Souleymane Bachir Diagne  (born 8 November 1955 in Saint-Louis, Senegal) is a Senegalese philosopher. His work is focused on the history of logic and mathematics, epistemology, the tradition of philosophy in the Islamic world, identity formation, and African literatures and philosophies.

Biography 
After passing his baccalauréat in Senegal, Diagne was admitted to the demanding public secondary school Lycée Louis-le-Grand in Paris, following in the footsteps, almost a half-century later, of his compatriot and the first president of Senegal, Léopold Sédar Senghor. There he prepared for the entrance exams to the École Normale Supérieure, meanwhile receiving his license and maîtrise level degrees in philosophy at the Université Paris 1 Panthéon-Sorbonne.

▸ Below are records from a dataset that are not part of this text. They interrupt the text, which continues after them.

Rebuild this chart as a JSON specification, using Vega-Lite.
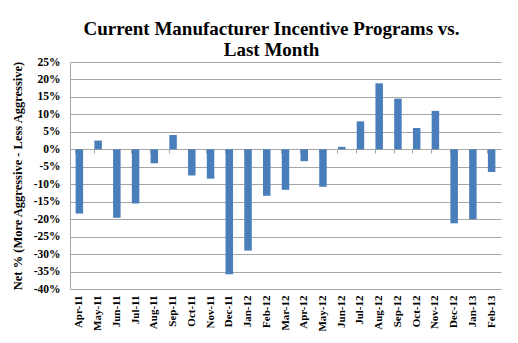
{
  "$schema": "https://vega.github.io/schema/vega-lite/v6.json",
  "width": 431,
  "height": 227,
  "autosize": {"type": "none"},
  "padding": {"left": 70, "top": 62, "right": 17, "bottom": 54},
  "background": "white",
  "title": {
    "text": ["Current Manufacturer Incentive Programs vs.", "Last Month"],
    "font": "Liberation Serif",
    "fontSize": 19,
    "fontWeight": "bold",
    "color": "black",
    "anchor": "middle",
    "frame": "group",
    "dx": -14,
    "offset": -4,
    "lineHeight": 21
  },
  "data": {
    "values": [
      {"month": "Apr-11", "value": -18.4},
      {"month": "May-11", "value": 2.5},
      {"month": "Jun-11", "value": -19.6},
      {"month": "Jul-11", "value": -15.5},
      {"month": "Aug-11", "value": -4.0},
      {"month": "Sep-11", "value": 4.1},
      {"month": "Oct-11", "value": -7.5},
      {"month": "Nov-11", "value": -8.4},
      {"month": "Dec-11", "value": -35.8},
      {"month": "Jan-12", "value": -29.0},
      {"month": "Feb-12", "value": -13.3},
      {"month": "Mar-12", "value": -11.6},
      {"month": "Apr-12", "value": -3.4},
      {"month": "May-12", "value": -10.7},
      {"month": "Jun-12", "value": 0.7},
      {"month": "Jul-12", "value": 8.0},
      {"month": "Aug-12", "value": 18.9},
      {"month": "Sep-12", "value": 14.5},
      {"month": "Oct-12", "value": 6.1},
      {"month": "Nov-12", "value": 11.0},
      {"month": "Dec-12", "value": -21.2},
      {"month": "Jan-13", "value": -20.0},
      {"month": "Feb-13", "value": -6.5}
    ]
  },
  "layer": [
    {
      "mark": {"type": "bar", "color": "#4a7ebb"},
      "encoding": {
        "x": {
          "field": "month",
          "type": "nominal",
          "sort": null,
          "scale": {"paddingInner": 0.6, "paddingOuter": 0.3},
          "axis": {
            "title": null,
            "labelAngle": -90,
            "labelFontSize": 11,
            "labelPadding": 6,
            "ticks": false,
            "domain": false
          }
        },
        "y": {
          "field": "value",
          "type": "quantitative",
          "scale": {"domain": [-40, 25], "nice": false, "zero": false},
          "axis": {
            "title": "Net % (More Aggressive - Less Aggressive)",
            "titleFontSize": 12.5,
            "titlePadding": 9,
            "values": [-40, -35, -30, -25, -20, -15, -10, -5, 0, 5, 10, 15, 20, 25],
            "labelExpr": "datum.value + '%'",
            "labelFontSize": 11.5,
            "labelPadding": 10,
            "ticks": false,
            "domain": true,
            "grid": true
          }
        }
      }
    },
    {
      "mark": {"type": "tick", "opacity": 0},
      "encoding": {
        "x": {
          "field": "month",
          "type": "nominal",
          "sort": null,
          "axis": {
            "orient": "bottom",
            "offset": -140,
            "title": null,
            "labels": false,
            "ticks": true,
            "tickSize": 4,
            "bandPosition": 0,
            "domain": true,
            "grid": false
          }
        }
      }
    }
  ],
  "resolve": {"axis": {"x": "independent"}},
  "config": {
    "font": "Liberation Serif",
    "view": {"stroke": null},
    "axis": {
      "labelFont": "Liberation Serif",
      "labelFontWeight": "bold",
      "labelColor": "black",
      "titleFont": "Liberation Serif",
      "titleFontWeight": "bold",
      "titleColor": "black",
      "domainColor": "#a6a6a6",
      "tickColor": "#a6a6a6",
      "gridColor": "#a6a6a6",
      "gridWidth": 1
    }
  }
}
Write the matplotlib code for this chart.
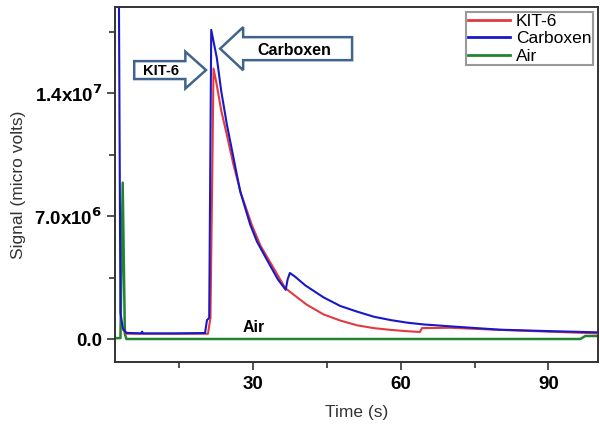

At the École Normale Supérieure he studied with Althusser and Derrida. After receiving his agrégation in Philosophy (1978), Diagne spent a year at Harvard University in an exchange program. In 1982 he defended a doctoral thesis in mathematics at Université Paris I, where, in 1988, he also completed his doctorat d’Etat, under the direction of Jean-Toussaint Desanti, on George Boole’s algebra of logic.

In 1982 Diagne returned to his native country to teach philosophy at Cheikh Anta Diop University in Dakar, where he became vice-dean of the College of Humanities. The former president of the Republic of Senegal, Abdou Diouf, named him Counselor for Education and Culture, a position which he held from 1993 to 1999.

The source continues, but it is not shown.